[START OF GIVEN DATA]

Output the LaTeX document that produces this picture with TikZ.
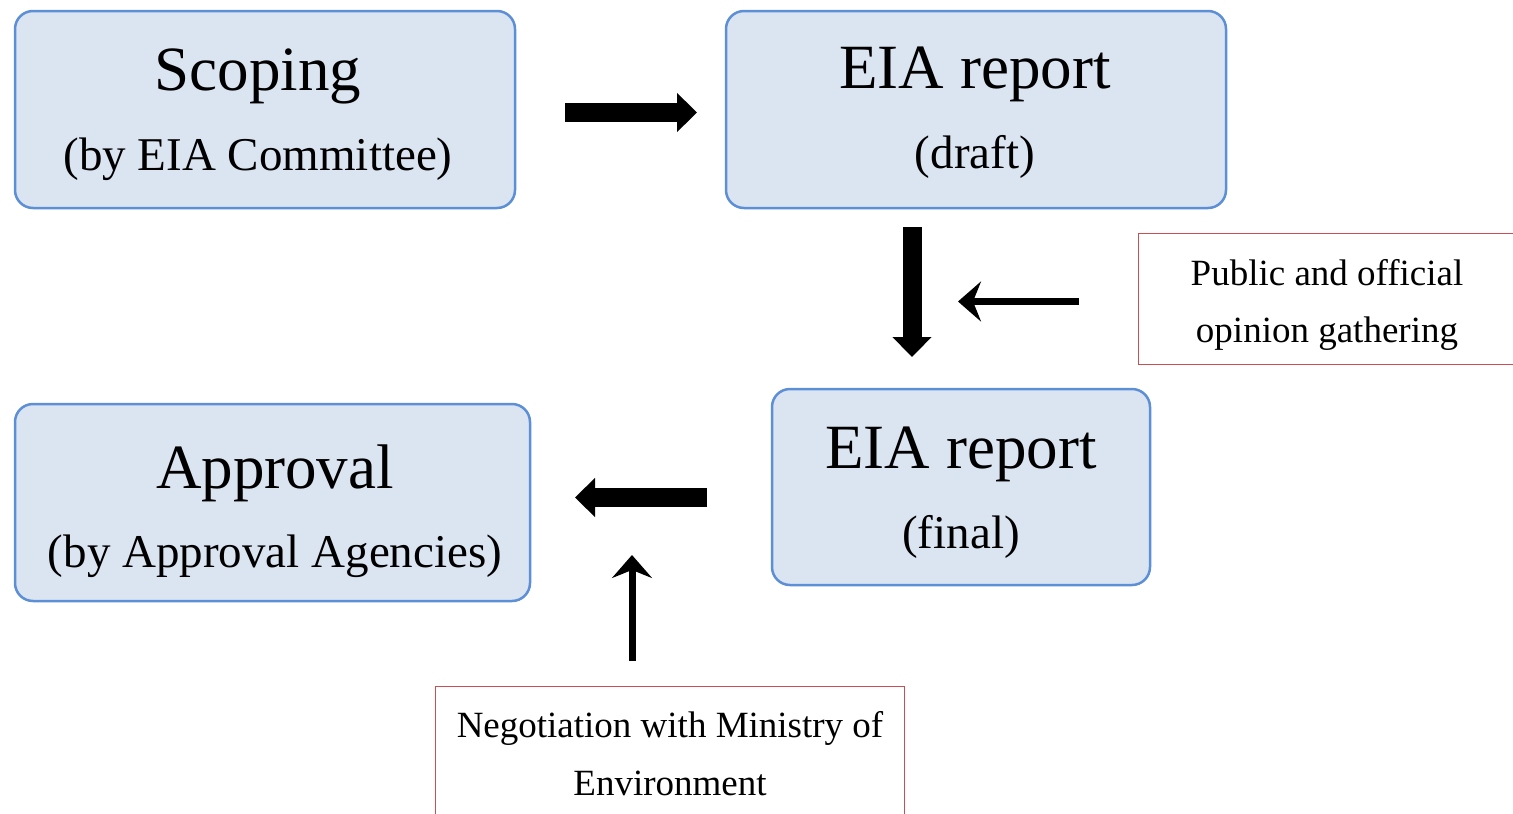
\documentclass[tikz,border=0pt]{standalone}
\usepackage{fontspec}
\setmainfont{Liberation Serif}
\usetikzlibrary{arrows.meta}
\definecolor{boxfill}{RGB}{219,228,241}
\definecolor{boxline}{RGB}{93,143,214}
\definecolor{redline}{RGB}{200,80,80}
\tikzset{
  bluebox/.style={draw=boxline, fill=boxfill, line width=2.5pt, rounded corners=18pt, inner sep=0pt},
  notebox/.style={draw=redline, line width=1pt, inner sep=0pt},
  titletxt/.style={anchor=base, inner sep=0pt, font=\fontsize{63}{70}\selectfont},
  subtxt/.style={anchor=base, inner sep=0pt, font=\fontsize{47}{54}\selectfont},
  notetxt/.style={anchor=base, inner sep=0pt, font=\fontsize{37}{44}\selectfont},
  fatarrow/.style={line width=19pt, -{Triangle[length=20pt,width=38pt]}},
  thinarrow/.style={line width=7pt, -{Stealth[length=23pt,width=40pt,inset=8pt]}},
}
\begin{document}
\begin{tikzpicture}[x=1pt,y=-1pt]
\useasboundingbox (0,0) rectangle (1513,814);
% blue boxes
\draw[bluebox] (15,11) rectangle (515,208);
\node[minimum width=500pt, minimum height=197pt] (scoping) at (265,109.5) {};
\draw[bluebox] (726,11) rectangle (1226,208);
\node[minimum width=500pt, minimum height=197pt] (draft) at (976,109.5) {};
\draw[bluebox] (772,389) rectangle (1150,585);
\node[minimum width=378pt, minimum height=196pt] (final) at (961,487) {};
\draw[bluebox] (15,404) rectangle (530,601);
\node[minimum width=515pt, minimum height=197pt] (approval) at (272.5,502.5) {};
% red note boxes (clipped by picture edge)
\draw[notebox] (1513,233.5) -- (1138.5,233.5) -- (1138.5,364.5) -- (1513,364.5);
\node[minimum width=375pt, minimum height=131pt] (public) at (1325,299) {};
\draw[notebox] (435.5,814) -- (435.5,686.5) -- (904.5,686.5) -- (904.5,814);
\node[minimum width=469pt, minimum height=128pt] (nego) at (670,750) {};
% texts
\node[titletxt] (t1) at (258,90) {Scoping};
\node[subtxt] (s1) at (258,170) {(by EIA Committee)};
\node[titletxt] (t2) at (975,88) {EIA report};
\node[subtxt] (s2) at (975,168) {(draft)};
\node[titletxt] (t3) at (961,468) {EIA report};
\node[subtxt] (s3) at (961,548) {(final)};
\node[titletxt] (t4) at (275,488) {Approval};
\node[subtxt] (s4) at (275,567) {(by Approval Agencies)};
\node[notetxt] (p1) at (1327,285) {Public and official};
\node[notetxt] (p2) at (1327,342) {opinion gathering};
\node[notetxt] (n1) at (670,737) {Negotiation with Ministry of};
\node[notetxt] (n2) at (670,795) {Environment};
% arrows
\coordinate (a1s) at (565,112.5);
\coordinate (a1e) at (697,112.5);
\draw[fatarrow] (a1s) -- (a1e);
\coordinate (a2s) at (912,227);
\coordinate (a2e) at (912,357);
\draw[fatarrow] (a2s) -- (a2e);
\coordinate (a3s) at (1079,301.5);
\coordinate (a3e) at (958,301.5);
\draw[thinarrow] (a3s) -- (a3e);
\coordinate (a4s) at (707,497.5);
\coordinate (a4e) at (575,497.5);
\draw[fatarrow] (a4s) -- (a4e);
\coordinate (a5s) at (632,661);
\coordinate (a5e) at (632,555);
\draw[thinarrow] (a5s) -- (a5e);
\end{tikzpicture}
\end{document}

[END OF GIVEN DATA]

● WRITTEN TASK
Output the lines above in full and exactly as given, omitting any pictures.

● RESPONSE TO THE EXERCISE
Output the LaTeX document that produces this picture with TikZ.
\documentclass[tikz,border=0pt]{standalone}
\usepackage{fontspec}
\setmainfont{Liberation Serif}
\usetikzlibrary{arrows.meta}
\definecolor{boxfill}{RGB}{219,228,241}
\definecolor{boxline}{RGB}{93,143,214}
\definecolor{redline}{RGB}{200,80,80}
\tikzset{
  bluebox/.style={draw=boxline, fill=boxfill, line width=2.5pt, rounded corners=18pt, inner sep=0pt},
  notebox/.style={draw=redline, line width=1pt, inner sep=0pt},
  titletxt/.style={anchor=base, inner sep=0pt, font=\fontsize{63}{70}\selectfont},
  subtxt/.style={anchor=base, inner sep=0pt, font=\fontsize{47}{54}\selectfont},
  notetxt/.style={anchor=base, inner sep=0pt, font=\fontsize{37}{44}\selectfont},
  fatarrow/.style={line width=19pt, -{Triangle[length=20pt,width=38pt]}},
  thinarrow/.style={line width=7pt, -{Stealth[length=23pt,width=40pt,inset=8pt]}},
}
\begin{document}
\begin{tikzpicture}[x=1pt,y=-1pt]
\useasboundingbox (0,0) rectangle (1513,814);
% blue boxes
\draw[bluebox] (15,11) rectangle (515,208);
\node[minimum width=500pt, minimum height=197pt] (scoping) at (265,109.5) {};
\draw[bluebox] (726,11) rectangle (1226,208);
\node[minimum width=500pt, minimum height=197pt] (draft) at (976,109.5) {};
\draw[bluebox] (772,389) rectangle (1150,585);
\node[minimum width=378pt, minimum height=196pt] (final) at (961,487) {};
\draw[bluebox] (15,404) rectangle (530,601);
\node[minimum width=515pt, minimum height=197pt] (approval) at (272.5,502.5) {};
% red note boxes (clipped by picture edge)
\draw[notebox] (1513,233.5) -- (1138.5,233.5) -- (1138.5,364.5) -- (1513,364.5);
\node[minimum width=375pt, minimum height=131pt] (public) at (1325,299) {};
\draw[notebox] (435.5,814) -- (435.5,686.5) -- (904.5,686.5) -- (904.5,814);
\node[minimum width=469pt, minimum height=128pt] (nego) at (670,750) {};
% texts
\node[titletxt] (t1) at (258,90) {Scoping};
\node[subtxt] (s1) at (258,170) {(by EIA Committee)};
\node[titletxt] (t2) at (975,88) {EIA report};
\node[subtxt] (s2) at (975,168) {(draft)};
\node[titletxt] (t3) at (961,468) {EIA report};
\node[subtxt] (s3) at (961,548) {(final)};
\node[titletxt] (t4) at (275,488) {Approval};
\node[subtxt] (s4) at (275,567) {(by Approval Agencies)};
\node[notetxt] (p1) at (1327,285) {Public and official};
\node[notetxt] (p2) at (1327,342) {opinion gathering};
\node[notetxt] (n1) at (670,737) {Negotiation with Ministry of};
\node[notetxt] (n2) at (670,795) {Environment};
% arrows
\coordinate (a1s) at (565,112.5);
\coordinate (a1e) at (697,112.5);
\draw[fatarrow] (a1s) -- (a1e);
\coordinate (a2s) at (912,227);
\coordinate (a2e) at (912,357);
\draw[fatarrow] (a2s) -- (a2e);
\coordinate (a3s) at (1079,301.5);
\coordinate (a3e) at (958,301.5);
\draw[thinarrow] (a3s) -- (a3e);
\coordinate (a4s) at (707,497.5);
\coordinate (a4e) at (575,497.5);
\draw[fatarrow] (a4s) -- (a4e);
\coordinate (a5s) at (632,661);
\coordinate (a5e) at (632,555);
\draw[thinarrow] (a5s) -- (a5e);
\end{tikzpicture}
\end{document}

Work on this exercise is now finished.